Goal of the exercise | Gather all lines with "that" from the records.

Items from a dataset
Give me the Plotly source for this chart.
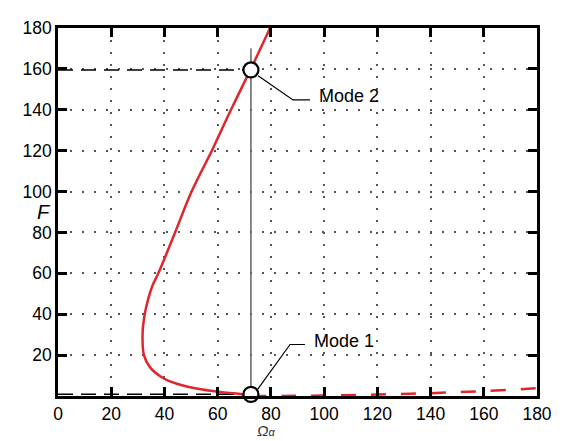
import plotly.graph_objects as go

# stable branch (solid red)
omega_solid = [72.5, 68.4, 60.9, 52, 44.6, 39, 34.6, 32.3, 31.8, 32.6, 33.8, 35.5, 37.7, 44, 50.2, 57.8, 65, 72.3, 79.7]
F_solid = [0, 1, 2, 3.7, 6, 9.2, 14, 20, 31, 40, 47, 54, 60, 80, 100, 120, 140, 159.5, 180]

# dashed red branch
omega_dash = [72.5, 100, 120, 140, 160, 180]
F_dash = [0, 0.2, 0.7, 1.4, 2.4, 3.8]

# mode points
mode_omega = [72.5, 72.5]
mode_F = [0.8, 159.5]
mode_names = ["Mode 1", "Mode 2"]

ticks = list(range(0, 181, 20))

fig = go.Figure()

# guide lines
fig.add_trace(go.Scatter(x=[72.5, 72.5], y=[0, 170], mode="lines",
                         line=dict(color="#6e6e6e", width=1.6), showlegend=False))
fig.add_trace(go.Scatter(x=[0, 72.5], y=[159.5, 159.5], mode="lines",
                         line=dict(color="black", width=1.5, dash="15px,8px"), showlegend=False))
fig.add_trace(go.Scatter(x=[0, 72.5], y=[0.8, 0.8], mode="lines",
                         line=dict(color="black", width=1.5, dash="15px,8px"), showlegend=False))

fig.add_trace(go.Scatter(x=omega_solid, y=F_solid, mode="lines", line_shape="spline",
                         line=dict(color="#e0262b", width=2.5, smoothing=1), showlegend=False))
fig.add_trace(go.Scatter(x=omega_dash, y=F_dash, mode="lines", line_shape="spline",
                         line=dict(color="#e0262b", width=2.5, dash="15px,15px"), showlegend=False))

# leader lines
fig.add_trace(go.Scatter(x=[75.2, 88.3, 94.7], y=[156.7, 144.8, 144.8], mode="lines",
                         line=dict(color="black", width=1.2), showlegend=False))
fig.add_trace(go.Scatter(x=[74.8, 87.2, 92.8], y=[2.9, 25.2, 25.2], mode="lines",
                         line=dict(color="black", width=1.2), showlegend=False))

fig.add_trace(go.Scatter(x=mode_omega, y=mode_F, mode="markers", cliponaxis=False,
                         marker=dict(size=15, color="white", line=dict(color="black", width=2.2)),
                         showlegend=False))

fig.add_annotation(x=97.5, y=146.7, text=mode_names[1], showarrow=False, xanchor="left",
                   font=dict(size=18, color="black"))
fig.add_annotation(x=95.6, y=26.7, text=mode_names[0], showarrow=False, xanchor="left",
                   font=dict(size=18, color="black"))

# x label: small alpha kept on the same line so the box stays short
fig.add_annotation(x=0.435, y=-0.119, xref="paper", yref="paper",
                   text="<i>Ω</i><span style='font-size:11px'><i>α</i></span>",
                   showarrow=False, yanchor="bottom", borderpad=0, font=dict(size=15, color="#333"))
fig.add_annotation(x=-0.048, y=0.5, xref="paper", yref="paper", text="<i>F</i>",
                   showarrow=False, font=dict(size=20, color="black"))

axis_style = dict(range=[0, 180], showline=True, linecolor="black", linewidth=2.5, mirror="ticks",
                  ticks="inside", ticklen=9, tickwidth=2.5, tickcolor="black",
                  showgrid=True, gridcolor="#555", griddash="1.5px,10.5px", gridwidth=1.5,
                  zeroline=False, tickfont=dict(size=17.5, color="black"))

fig.update_xaxes(**axis_style, tickvals=ticks, ticktext=[str(t) for t in ticks])
fig.update_yaxes(**axis_style, tickvals=ticks[1:], ticktext=[str(t) for t in ticks[1:]])

# page body adds an 8px offset, so size and margins are reduced to match
fig.update_layout(width=554, height=433, margin=dict(l=50, r=25, t=10, b=45),
                  plot_bgcolor="white", paper_bgcolor="white",
                  font=dict(family="Liberation Sans, Arial, sans-serif"))

fig.write_html("out.html")
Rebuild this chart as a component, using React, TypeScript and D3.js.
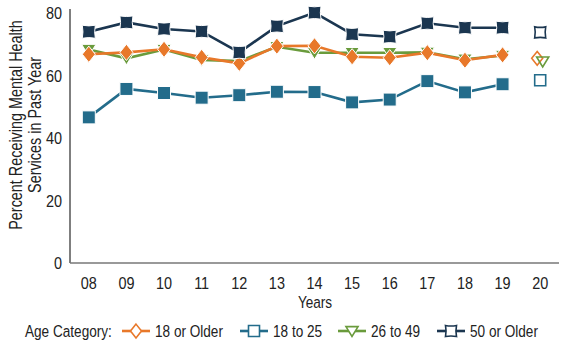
import React from "react";
import * as d3 from "d3";

const years = ["08", "09", "10", "11", "12", "13", "14", "15", "16", "17", "18", "19", "20"];
const yTicks = [0, 20, 40, 60, 80];
const older18 = [66.8, 67.4, 68.4, 65.8, 63.9, 69.4, 69.5, 66.0, 65.7, 67.3, 64.9, 66.6, 65.5];
const age18to25 = [46.6, 55.7, 54.4, 52.9, 53.7, 54.8, 54.7, 51.4, 52.3, 58.2, 54.6, 57.2, 58.5];
const age26to49 = [68.3, 65.5, 68.3, 65.0, 64.6, 69.2, 67.3, 67.3, 67.3, 67.4, 65.2, 66.4, 64.5];
const older50 = [74.0, 77.0, 74.9, 74.1, 67.4, 75.8, 80.1, 73.2, 72.4, 76.7, 75.3, 75.3, 73.8];
const seriesNames = ["18 or Older", "18 to 25", "26 to 49", "50 or Older"];

const W = 566, H = 344;
const FONT = "'Liberation Sans', Arial, sans-serif";
const colors = ["#E8782A", "#236C8B", "#6A9B3C", "#1B3650"];
const shapes = ["diamond", "square", "triangle", "pinch"];
const dodge = [-3, 0, 2.5, 0];
const SX = 0.8;

function markerPath(shape: string, r: number) {
  if (shape === "diamond") return `M0,${-r * 1.25}L${r},0L0,${r * 1.25}L${-r},0Z`;
  if (shape === "square") return `M${-r},${-r}H${r}V${r}H${-r}Z`;
  if (shape === "triangle") return `M${-r * 1.1},${-r * 0.8}H${r * 1.1}L0,${r * 1.0}Z`;
  const k = r * 0.8;
  return `M${-r},${-r}Q0,${-k} ${r},${-r}Q${k},0 ${r},${r}Q0,${k} ${-r},${r}Q${-k},0 ${-r},${-r}Z`;
}

function T({ x, y, anchor = "start", rotate = 0, size = 17, sx = SX, children }: any) {
  return (
    <text
      transform={`translate(${x},${y}) rotate(${rotate}) scale(${sx},1)`}
      textAnchor={anchor}
      dy="0.36em"
      fontSize={size}
      fill="#222"
    >
      {children}
    </text>
  );
}

export default function App() {
  const x = d3.scaleBand().domain(years).range([70, 559]);
  const y = d3.scaleLinear().domain([0, 80]).range([263, 13]);
  const cx = (yr: string) => (x(yr) as number) + x.bandwidth() / 2;
  const data = [older18, age18to25, age26to49, older50];
  const line = d3.line<number>().x((_, i) => cx(years[i])).y((v) => y(v));
  const legendX = [136, 254, 352, 451];
  const drawOrder = [1, 2, 0, 3];
  const lastOrder = [1, 3, 0, 2];
  return (
    <svg width={W} height={H} style={{ position: "absolute", left: 0, top: 0, background: "#fff" }} fontFamily={FONT}>
      <line x1={70} x2={70} y1={9} y2={263} stroke="#555" strokeWidth={1.5} />
      <line x1={70} x2={559} y1={263} y2={263} stroke="#777" strokeWidth={1.5} />
      {yTicks.map((t) => (
        <T key={t} x={62} y={y(t)} anchor="end" sx={0.85}>{t}</T>
      ))}
      {years.map((yr) => (
        <T key={yr} x={cx(yr)} y={283} anchor="middle" sx={0.85}>{yr}</T>
      ))}
      <T x={315} y={302} anchor="middle">Years</T>
      <T x={16} y={125} anchor="middle" rotate={-90} size={18}>Percent Receiving Mental Health</T>
      <T x={35} y={125} anchor="middle" rotate={-90} size={18}>Services in Past Year</T>
      {drawOrder.map((si) => {
        const vals = data[si];
        const conn = vals.slice(0, 12);
        return (
          <g key={si}>
            <path d={line(conn) as string} fill="none" stroke={colors[si]} strokeWidth={2.6} />
            {conn.map((v, i) => (
              <path key={i} d={markerPath(shapes[si], 6.5)} transform={`translate(${cx(years[i])},${y(v)})`} fill={colors[si]} stroke="#fff" strokeWidth={1} />
            ))}
          </g>
        );
      })}
      {lastOrder.map((si) => (
        <path key={"l" + si} d={markerPath(shapes[si], 5.5)} transform={`translate(${cx(years[12]) + dodge[si]},${y(data[si][12])})`} fill={si === 2 ? "none" : "#fff"} stroke={colors[si]} strokeWidth={1.6} />
      ))}
      <T x={25} y={331}>Age Category:</T>
      {seriesNames.map((n, i) => (
        <g key={n}>
          <line x1={legendX[i] - 14} x2={legendX[i] + 14} y1={331} y2={331} stroke={colors[i]} strokeWidth={2.6} />
          <path d={markerPath(shapes[i], 5.5)} transform={`translate(${legendX[i]},331)`} fill="#fff" stroke={colors[i]} strokeWidth={1.6} />
          <T x={legendX[i] + 19} y={331}>{n}</T>
        </g>
      ))}
    </svg>
  );
}
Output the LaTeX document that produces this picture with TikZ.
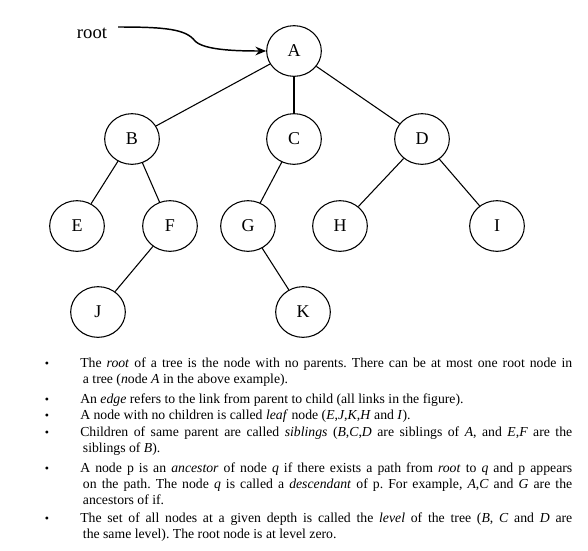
\documentclass[tikz,border=0pt]{standalone}
\usepackage{fontspec}
\setmainfont{Liberation Serif}
\usetikzlibrary{
  arrows.meta,
  shapes.geometric
}

\begin{document}
\frenchspacing
\begin{tikzpicture}[
      x=0.75pt,y=-0.75pt,
      treenode/.style={
         ellipse,
         draw,
         thick,
         minimum width=41pt,
         minimum height=38pt,
         inner sep=0pt,
         font=\fontsize{13.5}{15}\selectfont
      },
      link/.style={thick},
      bulletitem/.style={
         anchor=base west,
         inner sep=0pt,
         text width=369pt,
         align=justify,
         font=\fontsize{10.3}{12}\selectfont
      },
      dot/.style={anchor=base,inner sep=0pt,font=\fontsize{9}{12}\selectfont},
      >={Stealth[length=8pt,width=6.5pt]}
    ]
    \useasboundingbox (0,0) rectangle (588,550);
    % the tree
    \node (A) [treenode] at (294,51) {A};
    \node (B) [treenode] at (132,139) {B};
    \node (C) [treenode] at (294,139) {C};
    \node (D) [treenode] at (422,139) {D};
    \node (E) [treenode] at (77,226) {E};
    \node (F) [treenode] at (170,226) {F};
    \node (G) [treenode] at (248,226) {G};
    \node (H) [treenode] at (340,226) {H};
    \node (I) [treenode] at (497,226) {I};
    \node (J) [treenode] at (98,312) {J};
    \node (K) [treenode] at (303,312) {K};
    \draw[link] (A) -- (B);
    \draw[link] (A) -- (C);
    \draw[link] (A) -- (D);
    \draw[link] (B) -- (E);
    \draw[link] (B) -- (F);
    \draw[link] (C) -- (G);
    \draw[link] (D) -- (H);
    \draw[link] (D) -- (I);
    \draw[link] (F) -- (J);
    \draw[link] (G) -- (K);
    % root pointer
    \node (rootlbl) [font=\fontsize{14}{16}\selectfont] at (92,33) {root};
    \coordinate (rootstart) at (118,27);
    \coordinate (rootbend) at (195,41);
    \draw[line width=1.1pt,->] (rootstart) .. controls (165,27) and (186,29) .. (rootbend)
       .. controls (204,50) and (235,51) .. (A.west);
    % the notes
    \node (d1) [dot] at (47,367) {\textbullet};
    \node (t1) [bulletitem] at (80,367) {The \textit{root} of a tree is the node with no parents. There can be at most one root node in\linebreak\hspace*{2pt}a tree (\textit{n}ode \textit{A} in the above example).};
    \node (d2) [dot] at (47,403) {\textbullet};
    \node (t2) [bulletitem] at (80,403) {An \textit{edge} refers to the link from parent to child (all links in the figure).};
    \node (d3) [dot] at (47,419) {\textbullet};
    \node (t3) [bulletitem] at (80,419) {A node with no children is called \textit{leaf} node (\textit{E},\textit{J},\textit{K},\textit{H} and \textit{I}).};
    \node (d4) [dot] at (47,436) {\textbullet};
    \node (t4) [bulletitem] at (80,436) {Children of same parent are called \textit{siblings} (\textit{B},\textit{C},\textit{D} are siblings of \textit{A}, and \textit{E},\textit{F} are the\linebreak\hspace*{2pt}siblings of \textit{B}).};
    \node (d5) [dot] at (47,472) {\textbullet};
    \node (t5) [bulletitem] at (80,472) {A node p is an \textit{ancestor} of node \textit{q} if there exists a path from \textit{root} to \textit{q} and p appears\linebreak\hspace*{2pt}on the path. The node \textit{q} is called a \textit{descendant} of p. For example, \textit{A},\textit{C} and \textit{G} are the\linebreak\hspace*{2pt}ancestors of if.};
    \node (d6) [dot] at (47,522) {\textbullet};
    \node (t6) [bulletitem] at (80,522) {The set of all nodes at a given depth is called the \textit{level} of the tree (\textit{B}, \textit{C} and \textit{D} are\linebreak\hspace*{2pt}the same level). The root node is at level zero.};
\end{tikzpicture}
\end{document}
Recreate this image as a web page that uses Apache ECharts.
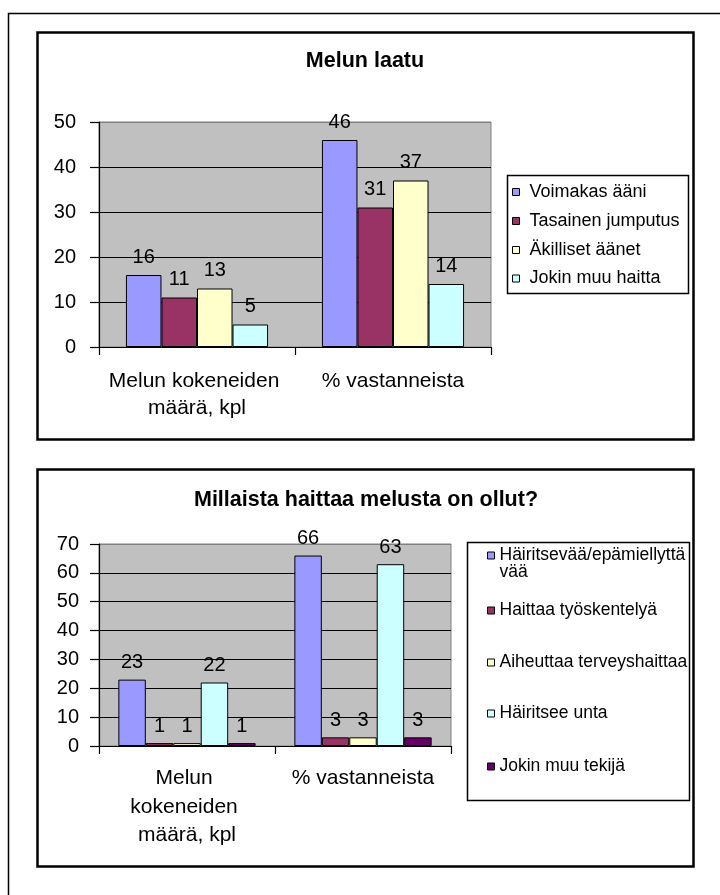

Solved exercise |
Output the LaTeX document that produces this picture with TikZ.
Recreate this image as a web page that uses Apache ECharts.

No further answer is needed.